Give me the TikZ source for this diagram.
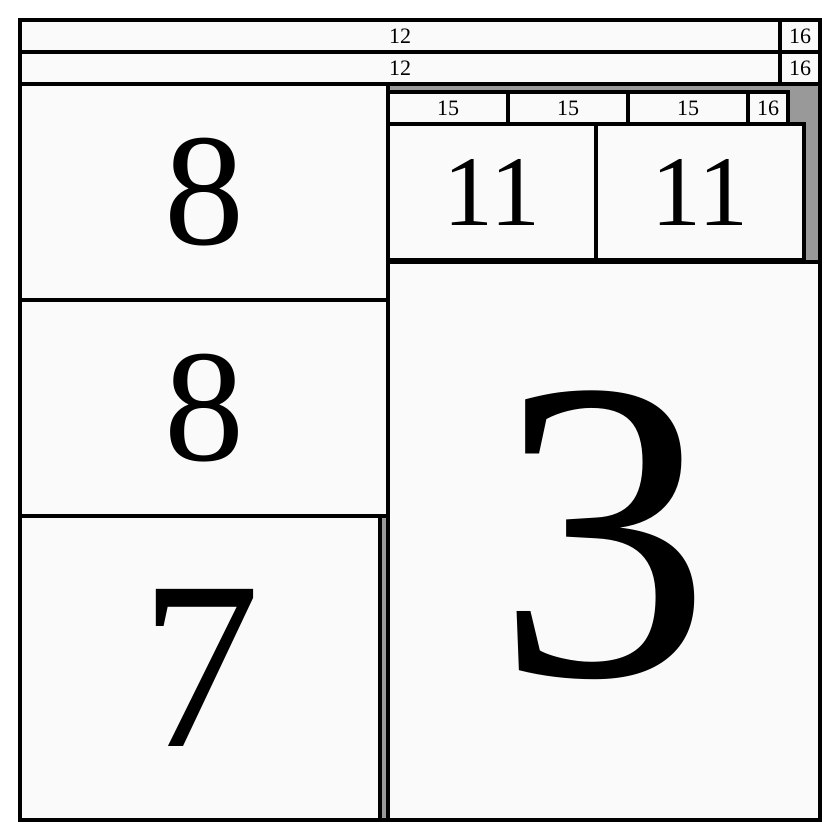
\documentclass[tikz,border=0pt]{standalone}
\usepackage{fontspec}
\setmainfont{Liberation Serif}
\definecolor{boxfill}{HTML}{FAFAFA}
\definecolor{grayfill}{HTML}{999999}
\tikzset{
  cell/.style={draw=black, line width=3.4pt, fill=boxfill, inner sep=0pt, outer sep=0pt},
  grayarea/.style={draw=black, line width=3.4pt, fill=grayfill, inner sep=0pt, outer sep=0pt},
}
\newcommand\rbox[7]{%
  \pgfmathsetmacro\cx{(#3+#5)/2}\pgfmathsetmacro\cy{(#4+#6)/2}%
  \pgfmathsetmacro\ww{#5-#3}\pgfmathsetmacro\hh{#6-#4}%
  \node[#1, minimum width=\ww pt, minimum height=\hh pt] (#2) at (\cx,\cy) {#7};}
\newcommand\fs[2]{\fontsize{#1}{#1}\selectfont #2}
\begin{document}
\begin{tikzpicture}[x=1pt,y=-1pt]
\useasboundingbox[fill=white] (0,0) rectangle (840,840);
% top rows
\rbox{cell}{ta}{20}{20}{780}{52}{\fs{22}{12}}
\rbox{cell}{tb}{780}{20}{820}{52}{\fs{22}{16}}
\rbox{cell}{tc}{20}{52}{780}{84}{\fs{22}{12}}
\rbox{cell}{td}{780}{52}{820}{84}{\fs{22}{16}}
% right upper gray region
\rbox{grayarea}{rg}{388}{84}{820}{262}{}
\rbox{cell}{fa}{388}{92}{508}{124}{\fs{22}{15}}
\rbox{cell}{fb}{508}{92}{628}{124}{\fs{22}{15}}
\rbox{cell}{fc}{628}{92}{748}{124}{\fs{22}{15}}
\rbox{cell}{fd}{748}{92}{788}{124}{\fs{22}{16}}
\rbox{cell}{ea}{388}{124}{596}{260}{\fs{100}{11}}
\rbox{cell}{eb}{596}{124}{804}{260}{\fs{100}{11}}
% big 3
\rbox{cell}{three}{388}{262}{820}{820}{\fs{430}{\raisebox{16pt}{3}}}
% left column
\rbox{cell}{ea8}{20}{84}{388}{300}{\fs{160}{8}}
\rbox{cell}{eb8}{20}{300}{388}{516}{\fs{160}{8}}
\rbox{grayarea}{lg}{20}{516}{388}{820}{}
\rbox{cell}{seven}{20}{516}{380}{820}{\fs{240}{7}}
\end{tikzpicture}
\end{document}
-.-.-
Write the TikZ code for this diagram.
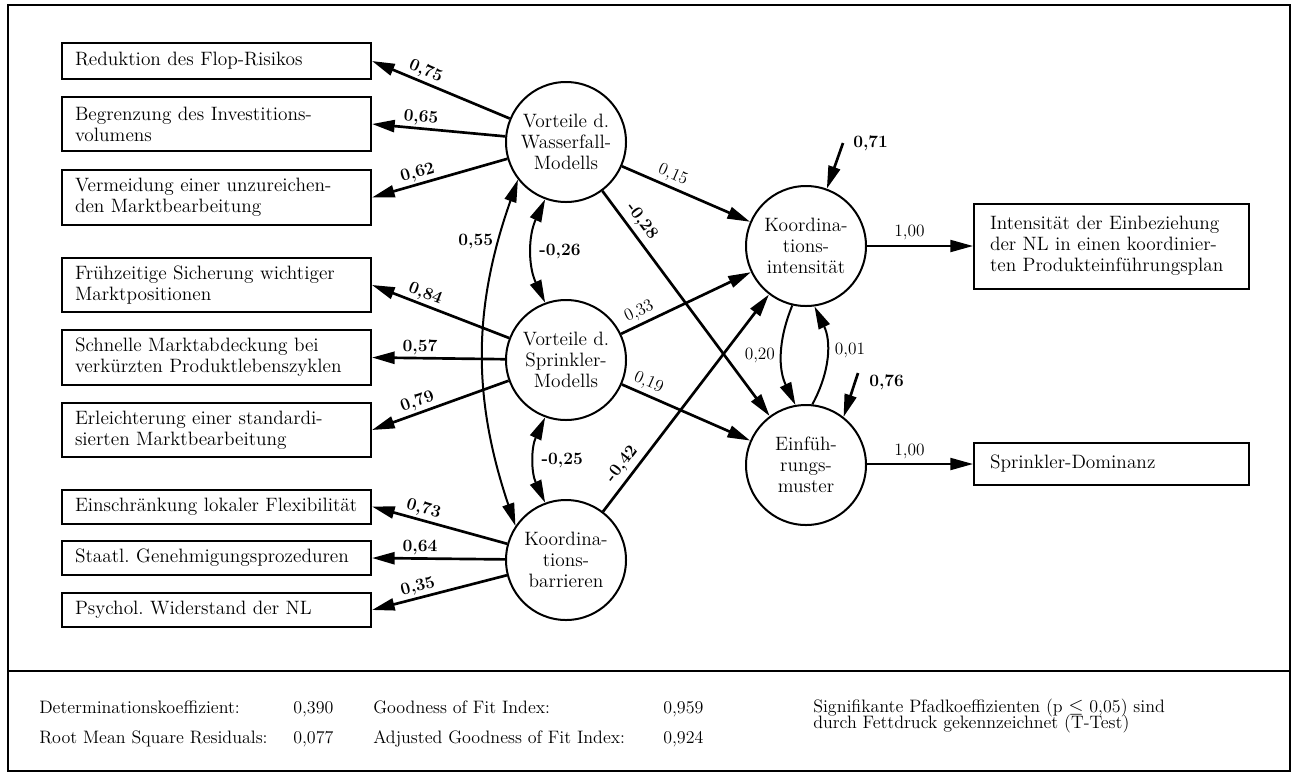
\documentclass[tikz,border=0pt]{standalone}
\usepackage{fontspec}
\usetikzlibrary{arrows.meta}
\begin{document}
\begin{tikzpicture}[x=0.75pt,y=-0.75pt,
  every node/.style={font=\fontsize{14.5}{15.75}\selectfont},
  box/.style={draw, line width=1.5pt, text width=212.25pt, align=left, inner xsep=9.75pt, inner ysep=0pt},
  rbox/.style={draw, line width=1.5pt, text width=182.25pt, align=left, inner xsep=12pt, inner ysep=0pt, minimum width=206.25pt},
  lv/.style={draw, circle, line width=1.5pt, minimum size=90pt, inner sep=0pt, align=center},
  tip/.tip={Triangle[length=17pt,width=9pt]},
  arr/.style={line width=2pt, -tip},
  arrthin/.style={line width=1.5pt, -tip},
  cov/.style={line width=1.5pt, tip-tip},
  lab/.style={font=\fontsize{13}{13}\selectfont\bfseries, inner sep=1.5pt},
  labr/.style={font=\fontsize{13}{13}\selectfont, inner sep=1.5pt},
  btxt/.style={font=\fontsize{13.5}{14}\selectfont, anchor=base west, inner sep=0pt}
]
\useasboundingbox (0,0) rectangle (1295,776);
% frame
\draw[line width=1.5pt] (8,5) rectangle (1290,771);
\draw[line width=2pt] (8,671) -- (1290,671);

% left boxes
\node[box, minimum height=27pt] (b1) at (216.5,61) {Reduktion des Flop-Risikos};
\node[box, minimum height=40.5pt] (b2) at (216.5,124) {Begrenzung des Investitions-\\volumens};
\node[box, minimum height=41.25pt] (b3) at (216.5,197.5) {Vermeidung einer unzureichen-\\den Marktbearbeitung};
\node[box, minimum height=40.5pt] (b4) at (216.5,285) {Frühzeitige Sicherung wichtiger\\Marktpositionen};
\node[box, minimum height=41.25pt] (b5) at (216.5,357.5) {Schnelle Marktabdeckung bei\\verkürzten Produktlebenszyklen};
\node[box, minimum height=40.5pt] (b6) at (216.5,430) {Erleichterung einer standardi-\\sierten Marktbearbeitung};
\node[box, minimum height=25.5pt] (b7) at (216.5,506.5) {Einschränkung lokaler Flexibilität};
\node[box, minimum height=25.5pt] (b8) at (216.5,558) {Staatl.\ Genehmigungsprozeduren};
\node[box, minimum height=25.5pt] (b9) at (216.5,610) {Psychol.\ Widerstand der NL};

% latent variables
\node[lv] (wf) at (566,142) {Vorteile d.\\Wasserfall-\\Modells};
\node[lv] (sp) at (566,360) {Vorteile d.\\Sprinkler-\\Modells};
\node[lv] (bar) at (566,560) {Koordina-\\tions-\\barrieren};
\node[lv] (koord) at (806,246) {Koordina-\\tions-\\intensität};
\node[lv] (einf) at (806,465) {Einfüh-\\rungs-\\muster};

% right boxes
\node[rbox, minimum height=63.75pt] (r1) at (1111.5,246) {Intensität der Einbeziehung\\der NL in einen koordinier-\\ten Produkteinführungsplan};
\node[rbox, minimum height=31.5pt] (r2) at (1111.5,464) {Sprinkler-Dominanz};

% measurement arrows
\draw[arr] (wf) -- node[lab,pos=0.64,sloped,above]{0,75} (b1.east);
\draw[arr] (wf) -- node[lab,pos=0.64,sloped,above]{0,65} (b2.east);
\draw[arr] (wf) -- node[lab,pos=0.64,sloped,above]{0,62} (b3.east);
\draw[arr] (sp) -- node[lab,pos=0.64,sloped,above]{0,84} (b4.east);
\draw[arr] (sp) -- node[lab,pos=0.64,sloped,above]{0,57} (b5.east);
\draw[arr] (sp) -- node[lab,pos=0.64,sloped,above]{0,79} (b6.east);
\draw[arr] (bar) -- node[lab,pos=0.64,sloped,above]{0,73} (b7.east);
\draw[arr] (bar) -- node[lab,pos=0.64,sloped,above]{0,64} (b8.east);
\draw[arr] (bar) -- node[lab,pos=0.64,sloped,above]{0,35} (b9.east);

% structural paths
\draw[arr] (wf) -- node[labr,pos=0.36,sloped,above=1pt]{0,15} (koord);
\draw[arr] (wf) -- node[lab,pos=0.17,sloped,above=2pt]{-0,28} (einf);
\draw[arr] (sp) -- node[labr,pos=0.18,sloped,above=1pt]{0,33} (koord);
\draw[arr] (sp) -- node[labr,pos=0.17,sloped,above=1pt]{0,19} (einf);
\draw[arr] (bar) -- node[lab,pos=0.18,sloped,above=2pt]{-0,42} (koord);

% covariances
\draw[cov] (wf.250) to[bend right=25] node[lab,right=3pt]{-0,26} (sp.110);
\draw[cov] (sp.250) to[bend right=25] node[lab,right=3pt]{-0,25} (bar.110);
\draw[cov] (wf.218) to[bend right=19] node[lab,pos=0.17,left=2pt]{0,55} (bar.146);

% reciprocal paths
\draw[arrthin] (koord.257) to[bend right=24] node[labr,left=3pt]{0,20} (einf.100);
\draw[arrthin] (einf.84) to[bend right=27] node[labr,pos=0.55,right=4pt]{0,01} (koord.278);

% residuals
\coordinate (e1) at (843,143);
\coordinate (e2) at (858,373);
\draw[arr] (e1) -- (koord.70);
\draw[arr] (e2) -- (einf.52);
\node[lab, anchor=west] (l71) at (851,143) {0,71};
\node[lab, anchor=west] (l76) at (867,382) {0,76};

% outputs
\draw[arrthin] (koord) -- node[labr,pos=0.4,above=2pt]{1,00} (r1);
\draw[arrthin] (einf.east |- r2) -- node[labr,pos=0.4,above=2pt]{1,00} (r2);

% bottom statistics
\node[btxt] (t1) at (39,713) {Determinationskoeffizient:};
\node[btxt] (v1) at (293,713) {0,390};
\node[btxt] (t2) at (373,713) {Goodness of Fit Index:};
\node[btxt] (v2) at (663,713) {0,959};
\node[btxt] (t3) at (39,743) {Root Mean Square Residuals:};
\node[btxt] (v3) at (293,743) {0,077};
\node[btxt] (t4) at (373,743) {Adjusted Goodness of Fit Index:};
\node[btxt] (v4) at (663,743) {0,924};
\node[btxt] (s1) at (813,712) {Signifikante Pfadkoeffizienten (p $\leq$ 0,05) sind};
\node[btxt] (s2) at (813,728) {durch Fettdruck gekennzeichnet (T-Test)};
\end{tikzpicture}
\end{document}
-.-.-
WHAT IS BEING ASKED: From the entries above, copy each line holding "this".

FINAL RESULT:
Give me the TikZ source for this diagram.
Write the TikZ code for this diagram.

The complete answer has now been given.